Já o cardeal alemão Karl Lehmann disse ao jornal "Allgemeine Zeitung", de Mogúncia, que não há "favoritos claros", para suceder João Paulo 2º.
Lehmann repete o que um cardeal que preferiu não se identificar havia dito dias atrás à Folha: "Os cardeais necessitam um pouco de tempo para conhecer-se melhor".
Também ele prevê um conclave não muito breve (o cardeal que falara à Folha imaginara não menos de três dias e, mais provavelmente, cinco).

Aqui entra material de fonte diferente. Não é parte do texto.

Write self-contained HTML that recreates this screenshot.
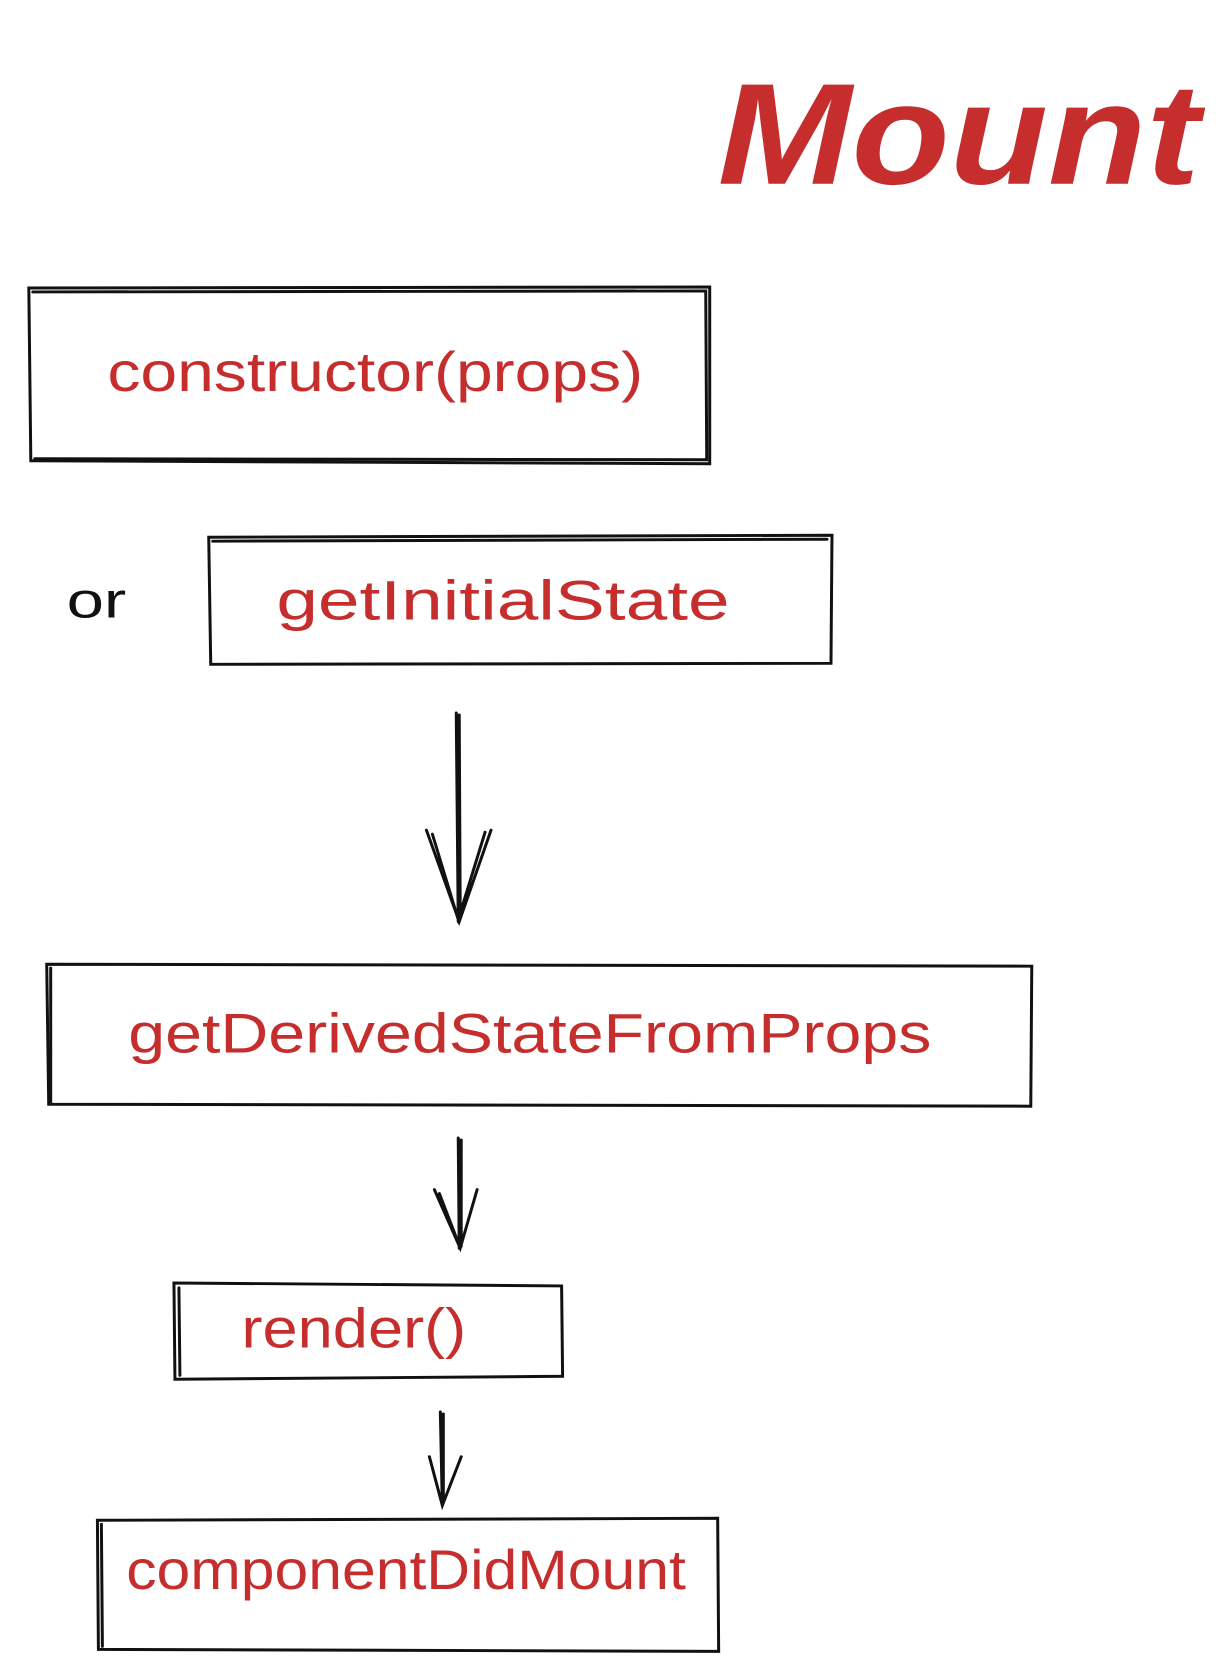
<!DOCTYPE html>
<html><head><meta charset="utf-8"><style>html,body{margin:0;padding:0;background:#fff}svg{display:block}</style></head>
<body>
<svg width="1230" height="1680" viewBox="0 0 1230 1680" xmlns="http://www.w3.org/2000/svg">
<g transform="scale(0.994,0.993)">
<g fill="none" stroke="#111" stroke-width="3" stroke-linecap="round">
<path d="M29 290 L714 289 L714 467 L31 464 Z"/><path d="M33 294 L710 293 L711 463 L35 462"/>
<path d="M210 541 L837 539 L836 668 L212 669 Z"/><path d="M214 545 L832 543"/>
<path d="M47 971 L1038 973 L1037 1114 L49 1112 Z"/><path d="M51 975 L51 1110"/>
<path d="M175 1292 L565 1295 L566 1386 L176 1389 Z"/><path d="M180 1297 L181 1385"/>
<path d="M98 1531 L722 1529 L723 1663 L99 1661 Z"/><path d="M102 1535 L103 1658"/>
<path d="M459 718 L461 928 M462 720 L463 925 M429 836 L462 928 L494 836 M435 840 L461 926 L488 838"/>
<path d="M461 1146 L462 1257 M464 1148 L464 1255 M437 1198 L463 1257 L480 1198 M442 1202 L462 1254"/>
<path d="M443 1422 L445 1516 M446 1424 L446 1512 M432 1467 L445 1516 L464 1467"/>
</g>
<g fill="#c62d2d" font-family="Liberation Sans, sans-serif">
<text x="722" y="185" font-size="145" font-weight="bold" font-style="italic" textLength="485" lengthAdjust="spacingAndGlyphs">Mount</text>
<text x="108" y="394" font-size="56" textLength="539" lengthAdjust="spacingAndGlyphs">constructor(props)</text>
<text x="278" y="624" font-size="56" textLength="456" lengthAdjust="spacingAndGlyphs">getInitialState</text>
<text x="129" y="1060" font-size="56" textLength="808" lengthAdjust="spacingAndGlyphs">getDerivedStateFromProps</text>
<text x="243" y="1357" font-size="56" textLength="226" lengthAdjust="spacingAndGlyphs">render()</text>
<text x="127" y="1600" font-size="56" textLength="563" lengthAdjust="spacingAndGlyphs">componentDidMount</text>
</g>
<text x="67" y="622" font-family="Liberation Sans, sans-serif" font-size="50" fill="#111" textLength="60" lengthAdjust="spacingAndGlyphs">or</text>
</g>
</svg>
</body></html>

O cardeal Lehmann acrescenta que tampouco existe "uma aliança bem definida" entre os chamados "grandes eleitores" -ou seja, cardeais que não parecem ter grandes chances de serem eles próprios os eleitos, mas que influenciam os demais.
O silêncio dos cardeais contribuiu para um fenômeno que certamente ocorreria do mesmo jeito, mas com menos intensidade: a fortíssima redução na "overdose" de informações na mídia italiana sobre a morte do papa João Paulo 2º e assuntos correlatos, como a sua sucessão.
Ainda há muitos visitantes tanto na praça São Pedro como na basílica. Mas não é nada remotamente parecido com a afluência descomunal dos dias que se sucederam à morte do papa.
Desde sábado, Roma está sob uma chuva persistente e fria, que fez baixar a temperatura de 6C a 8C em relação à sexta-feira do enterro do papa. A mínima ontem era de 4C, o que ajuda a afastar das ruas os turistas e, principalmente, os italianos.
Mesmo assim, a basílica ficou lotada e muita gente teve que acompanhar a missa pelos telões colocados na praça de São Pedro.